The parliament of the Central African Republic (CAR) passed a bill last week legalizing Bitcoin and other cryptocurrencies as official forms of currency, CAR’s presidency announced Wednesday.
“A bill governing the use of cryptocurrency was adopted unanimously by parliament last week,” Reuters quoted Obed Namsio, the chief of staff of CAR President Faustin-Archange Touadera, as saying in a statement issued on April 27.
“The president supports this bill because it will improve the conditions of Central African citizens,” Namsio told Reuters on April 27.
CAR’s presidential office statement described the new legislation as “a decisive step toward opening up new opportunities for our country” and as indicative of CAR’s purported status as one of the globe’s “most visionary countries.”
The development means CAR is now the second nation in the world to adopt Bitcoin as a legal tender after El Salvador did so in September 2021.
CAR is one of the poorest nations in the world despite its natural abundance of valuable minerals and precious metals, such as diamonds and gold. The country is one of six that uses a regional currency known as the Central African CFA franc as legal tender. The Bank of Central African States (BEAC) governs the use of the CFA franc in coordination with the European Union (E.U.).

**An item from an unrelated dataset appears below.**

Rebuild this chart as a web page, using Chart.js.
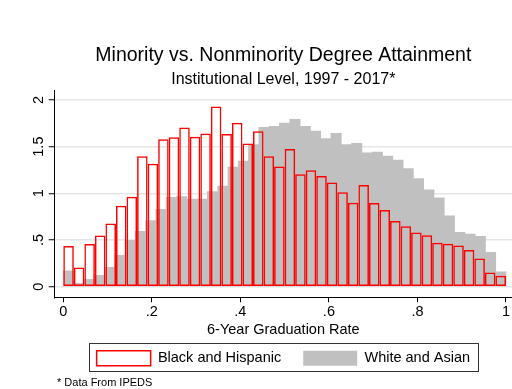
<!DOCTYPE html>
<html>
<head>
<meta charset="utf-8">
<title>Minority vs. Nonminority Degree Attainment</title>
<script src="https://cdn.jsdelivr.net/npm/chart.js@4/dist/chart.umd.min.js"></script>
<style>
  html, body { margin: 0; padding: 0; background: #ffffff; }
  canvas { display: block; }
</style>
</head>
<body>
<canvas id="chart" width="512" height="389"></canvas>
<script>
const FONT = '"Liberation Sans", Arial, Helvetica, sans-serif';

// Text
const titleText = 'Minority vs. Nonminority Degree Attainment';
const subtitleText = 'Institutional Level, 1997 - 2017*';
const xAxisTitle = '6-Year Graduation Rate';
const footnoteText = '* Data From IPEDS';
const seriesNames = ['Black and Hispanic', 'White and Asian'];

// Histogram densities, equal-width bins over [0, 1]
// Black and Hispanic: 42 bins
const minorityDensity = [
  0.435, 0.205, 0.457, 0.549, 0.676, 0.867, 0.963, 1.398, 1.317, 1.579,
  1.600, 1.706, 1.607, 1.642, 1.929, 1.635, 1.756, 1.533, 1.664, 1.398,
  1.288, 1.476, 1.204, 1.246, 1.186, 1.115, 1.012, 0.899, 1.090, 0.896,
  0.821, 0.704, 0.648, 0.581, 0.552, 0.471, 0.460, 0.442, 0.393, 0.301,
  0.152, 0.117
];
// White and Asian: 43 bins
const nonminorityDensity = [
  0.170, 0.035, 0.078, 0.120, 0.205, 0.336, 0.496, 0.591, 0.708, 0.828,
  0.956, 0.963, 0.938, 0.938, 1.019, 1.076, 1.281, 1.345, 1.522, 1.706,
  1.717, 1.752, 1.791, 1.717, 1.667, 1.586, 1.642, 1.522, 1.536, 1.434,
  1.441, 1.398, 1.356, 1.264, 1.158, 1.037, 0.952, 0.758, 0.581, 0.563,
  0.538, 0.368, 0.159
];

// Axis ticks
const xTickValues = [0, 0.2, 0.4, 0.6, 0.8, 1];
const xTickLabels = ['0', '.2', '.4', '.6', '.8', '1'];
const yTickValues = [0, 0.5, 1, 1.5, 2];
const yTickLabels = ['0', '.5', '1', '1.5', '2'];

// Plot region extends a little beyond the data range
const X_RANGE = [-0.0194, 1.0136];
const Y_RANGE = [-0.114, 2.096];

// Each bar sits at the centre of its bin
function toBins(values) {
  const n = values.length;
  return values.map((v, i) => ({ x: (i + 0.5) / n, y: v }));
}

const setTicks = (values) => (scale) => {
  scale.ticks = values.map(v => ({ value: v }));
};

// Frame around the legend row
const legendFrame = {
  id: 'legendFrame',
  afterDraw(chart) {
    const lg = chart.legend;
    if (!lg || !lg.legendHitBoxes || !lg.legendHitBoxes.length) return;
    const boxes = lg.legendHitBoxes;
    const first = boxes[0];
    const last = boxes[boxes.length - 1];
    const x0 = first.left - 7.5;
    const x1 = last.left + last.width + 8.5;
    const y0 = first.top - 7.7;
    const y1 = first.top + first.height + 5.5;
    const ctx = chart.ctx;
    ctx.save();
    ctx.strokeStyle = '#333333';
    ctx.lineWidth = 1;
    ctx.strokeRect(Math.round(x0) + 0.5, Math.round(y0) + 0.5, Math.round(x1 - x0), Math.round(y1 - y0));
    ctx.restore();
  }
};

// Source note under the legend
const footnote = {
  id: 'footnote',
  afterDraw(chart) {
    const ctx = chart.ctx;
    ctx.save();
    ctx.fillStyle = '#000000';
    ctx.font = '11px ' + FONT;
    ctx.textAlign = 'left';
    ctx.textBaseline = 'middle';
    ctx.fillText(footnoteText, 57, chart.height - 6);
    ctx.restore();
  }
};

Chart.defaults.font.family = FONT;
Chart.defaults.color = '#000000';

new Chart(document.getElementById('chart'), {
  type: 'bar',
  data: {
    datasets: [
      {
        // outlined bars, drawn on top
        label: seriesNames[0],
        data: toBins(minorityDensity),
        xAxisID: 'x',
        yAxisID: 'y',
        backgroundColor: 'rgba(255,255,255,0)',
        borderColor: '#ff0000',
        borderWidth: 1.5,
        borderSkipped: false,
        inflateAmount: 0,
        barPercentage: 1,
        categoryPercentage: 1,
        grouped: false,
        order: 0
      },
      {
        // solid grey bars behind; own hidden axis so its bin width is kept
        label: seriesNames[1],
        data: toBins(nonminorityDensity),
        xAxisID: 'x2',
        yAxisID: 'y',
        backgroundColor: '#c0c0c0',
        borderWidth: 0,
        inflateAmount: 0.4,
        barPercentage: 1,
        categoryPercentage: 1,
        grouped: false,
        order: 1
      }
    ]
  },
  options: {
    responsive: false,
    devicePixelRatio: 1,
    animation: false,
    events: [],
    layout: { padding: { top: 0, left: 31.3, right: 0, bottom: 13.3 } },
    plugins: {
      title: {
        display: true,
        text: titleText,
        fullSize: false,
        color: '#000000',
        font: { family: FONT, size: 19.5, weight: 'normal', lineHeight: 1.2 },
        padding: { top: 44.3, bottom: 2.5 }
      },
      subtitle: {
        display: true,
        text: subtitleText,
        fullSize: false,
        color: '#000000',
        font: { family: FONT, size: 16, weight: 'normal', lineHeight: 1.2 },
        padding: { top: 0, bottom: 1.6 }
      },
      legend: {
        display: true,
        position: 'bottom',
        align: 'center',
        fullSize: false,
        labels: {
          color: '#000000',
          font: { family: FONT, size: 14.5 },
          boxWidth: 54,
          boxHeight: 15,
          padding: 22
        }
      },
      tooltip: { enabled: false }
    },
    scales: {
      x: {
        type: 'linear',
        position: 'bottom',
        min: X_RANGE[0],
        max: X_RANGE[1],
        offset: false,
        afterBuildTicks: setTicks(xTickValues),
        ticks: {
          autoSkip: false,
          minRotation: 0,
          maxRotation: 0,
          padding: 1.7,
          color: '#000000',
          font: { family: FONT, size: 14.5, lineHeight: 1.1 },
          callback: (v, i) => xTickLabels[i]
        },
        grid: {
          display: true,
          offset: false,
          drawOnChartArea: false,
          drawTicks: true,
          tickLength: 5,
          tickColor: '#000000',
          tickWidth: 1
        },
        border: { display: true, color: '#000000', width: 1 },
        title: {
          display: true,
          text: xAxisTitle,
          color: '#000000',
          font: { family: FONT, size: 14.5, lineHeight: 1.1 },
          padding: { top: -0.1, bottom: -8.8 }
        }
      },
      x2: {
        type: 'linear',
        position: 'bottom',
        display: false,
        min: X_RANGE[0],
        max: X_RANGE[1],
        offset: false,
        afterBuildTicks: setTicks(xTickValues),
        grid: { offset: false }
      },
      y: {
        type: 'linear',
        position: 'left',
        min: Y_RANGE[0],
        max: Y_RANGE[1],
        afterBuildTicks: setTicks(yTickValues),
        ticks: {
          autoSkip: false,
          minRotation: 90,
          maxRotation: 90,
          crossAlign: 'center',
          padding: 0,
          color: '#000000',
          font: { family: FONT, size: 14.5 },
          callback: (v, i) => yTickLabels[i]
        },
        grid: {
          color: '#e6e6e6',
          lineWidth: 1.5,
          tickColor: '#000000',
          tickLength: 6,
          tickWidth: 1
        },
        border: { display: true, color: '#000000', width: 1 }
      }
    }
  },
  plugins: [legendFrame, footnote]
});
</script>
</body>
</html>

“The BEAC must through the monetary union maintain at least 50% of foreign assets with the French Treasury, an arrangement that has been criticised as holding back economic development,” Reuters noted on April 28.

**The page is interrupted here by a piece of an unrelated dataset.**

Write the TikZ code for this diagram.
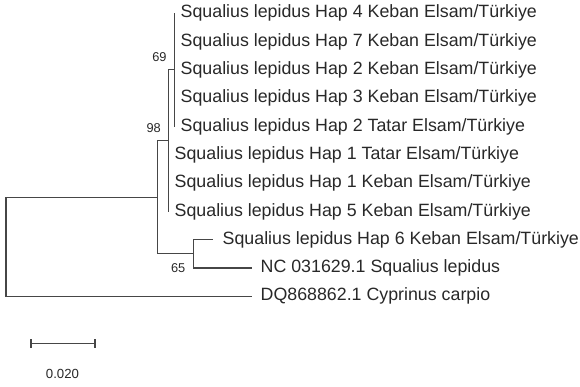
\documentclass[tikz,border=0pt]{standalone}
\usepackage{fontspec}
\setmainfont{Liberation Sans}
\definecolor{treeline}{RGB}{70,70,70}
\definecolor{treetext}{RGB}{40,40,40}
\begin{document}
\begin{tikzpicture}[x=1pt,y=-1pt,
  branch/.style={draw=treeline,line width=1.1pt,line cap=rect},
  taxon/.style={anchor=west,inner sep=0pt,text=treetext,font=\fontsize{17.8}{20}\selectfont},
  boot/.style={inner sep=0pt,text=treetext,font=\fontsize{12.8}{14}\selectfont}]
\useasboundingbox (0,0) rectangle (580,386);
% internal nodes
\coordinate (n69) at (174.5,69.9);
\coordinate (n98) at (168.7,140.65);
\coordinate (nA) at (157.5,197.25);
\coordinate (n65) at (193.3,253.85);
\coordinate (root) at (6,246.8);
% tips
\coordinate (t9) at (212.7,239.7);
\coordinate (t10) at (251.7,268.0);
\coordinate (t11) at (251.7,296.3);
% taxon labels
\node[taxon] (l1) at (180.5,13.3) {Squalius lepidus Hap 4 Keban Elsam/Türkiye};
\node[taxon] (l2) at (180.5,41.6) {Squalius lepidus Hap 7 Keban Elsam/Türkiye};
\node[taxon] (l3) at (180.5,69.9) {Squalius lepidus Hap 2 Keban Elsam/Türkiye};
\node[taxon] (l4) at (180.5,98.2) {Squalius lepidus Hap 3 Keban Elsam/Türkiye};
\node[taxon] (l5) at (180.5,126.5) {Squalius lepidus Hap 2 Tatar Elsam/Türkiye};
\node[taxon] (l6) at (174.5,154.8) {Squalius lepidus Hap 1 Tatar Elsam/Türkiye};
\node[taxon] (l7) at (174.5,183.1) {Squalius lepidus Hap 1 Keban Elsam/Türkiye};
\node[taxon] (l8) at (174.5,211.4) {Squalius lepidus Hap 5 Keban Elsam/Türkiye};
\node[taxon] (l9) at (222.5,239.7) {Squalius lepidus Hap 6 Keban Elsam/Türkiye};
\node[taxon] (l10) at (260.5,268.0) {NC 031629.1 Squalius lepidus};
\node[taxon] (l11) at (260.5,296.3) {DQ868862.1 Cyprinus carpio};
% clade 69
\draw[branch] (n69 |- l1.west) -- (n69 |- l5.west);
\draw[branch] (n98 |- n69) -- (n69);
% clade 98
\draw[branch] (n98 |- n69) -- (n98 |- l8.west);
\draw[branch] (nA |- n98) -- (n98);
% ingroup
\draw[branch] (nA |- n98) -- (nA |- n65);
\draw[branch] (nA |- n65) -- (n65);
% clade 65
\draw[branch] (n65 |- t9) -- (n65 |- t10);
\draw[branch] (n65 |- t9) -- (t9);
\draw[branch] (n65 |- t10) -- (t10);
% root
\draw[branch] (root |- nA) -- (root |- t11);
\draw[branch] (root |- nA) -- (nA);
\draw[branch] (root |- t11) -- (t11);
% bootstrap values
\node[boot,anchor=east] (b69) at (166.7,57.5) {69};
\node[boot,anchor=east] (b98) at (161,128) {98};
\node[boot,anchor=east] (b65) at (185.5,268) {65};
% scale bar
\coordinate (sbl) at (31,343.3);
\coordinate (sbr) at (95,343.3);
\draw[branch,line cap=butt] (sbl) -- (sbr);
\draw[branch,line cap=butt] ([yshift=-4.5pt]sbl) -- ([yshift=4.5pt]sbl);
\draw[branch,line cap=butt] ([yshift=-4.5pt]sbr) -- ([yshift=4.5pt]sbr);
\node[boot,font=\fontsize{13.2}{15}\selectfont] (sblab) at (62.5,374) {0.020};
\end{tikzpicture}
\end{document}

CAR’s government adopted Bitcoin as a legal tender last week without notifying the BEAC ahead of time. Observers of the surprise action speculated on Thursday that CAR may not have adopted Bitcoin for its practical use, as only 11 percent of the CAR’s population of 4.8 million accessed the internet in 2021, according to DataReportal website estimates. Some financial analysts believe CAR instead legalized Bitcoin for symbolic purposes, such as a means to signal its alleged dissatisfaction over the CFA franc’s ties to the Euro, or the official currency of the E.U.
CAR’s crypto legislation “reflects regional disquiet over the use of the CFA franc, with its colonial overtones,'” Rahul Shah, the head of financials equity research at Tellimer, told Reuters on April 28.
The business-focused news outlet CNBC observed on April 28 that CAR’s political ties to Russia may have influenced the nation to adopt Bitcoin for its lack of regulation by state actors.
“Experts suggested the move could help small countries like the CAR reduce their dependence on the U.S. dollar for global trade,” the news outlet noted.
CNBC referred to an established global consensus over the past several decades that holds that the U.S. dollar is the “world’s reserve currency.” The assertion is based on the fact that any economy hoping to conduct meaningful business on the world’s stage must base its transactions on the U.S. dollar.
“[T]he [U.S.] dollar has been the global oil currency since the 1950s,” Ransu Salovaara, the CEO of a crypto platform called Likvidi, pointed out to CNBC on Thursday.
“Oil dependence is a major issue now, because of the Ukraine [sic] and the SWIFT banking ban, so global, unstoppable cryptocurrencies like bitcoin can really shine [sic],” he opined.
Salovaara referred to Russia’s latest war with Ukraine, which began on February 24. The development spurred the U.S. government to lead an economic campaign against Russia meant to punish the country for its military action against Kyiv. The campaign includes sweeping financial sanctions imposed on Russian companies and entities by Washington and its allies.
“Russia faces deepening isolation and economic turmoil as it continues to be hit with an array of sanctions that effectively cut off Moscow’s major financial institutions from Western markets,” Reuters explained in a regularly updated report tracking Western financial sanctions imposed on Russia since February 24.
The E.U. announced on March 2 plans to exclude seven Russian banks from the SWIFT financial messaging system by March 12 as part of a broader package of financial sanctions against Moscow. The New Yorker on March 8 described the action as “an almost unprecedented step toward blocking Russia’s ties to the international financial system.”
SWIFT is an acronym for the “Society for Worldwide Interbank Financial Telecommunication.” The messaging platform links 11,000 financial institutions across 200+ countries.
“The system does not handle the transfer of money itself, nor does it hold assets or settle transactions. Rather, it functions like a secure e-mail system for financial transactions, containing instructions for the movement of funds, along with bank codes, routing numbers, and other identifiers,” according to the New Yorker.
“It is rare for countries to be blocked from using it [SWIFT]; in 2012, for example, Iran was removed from swift after sanctions were applied in response to concerns about the country’s nuclear program,” the magazine noted.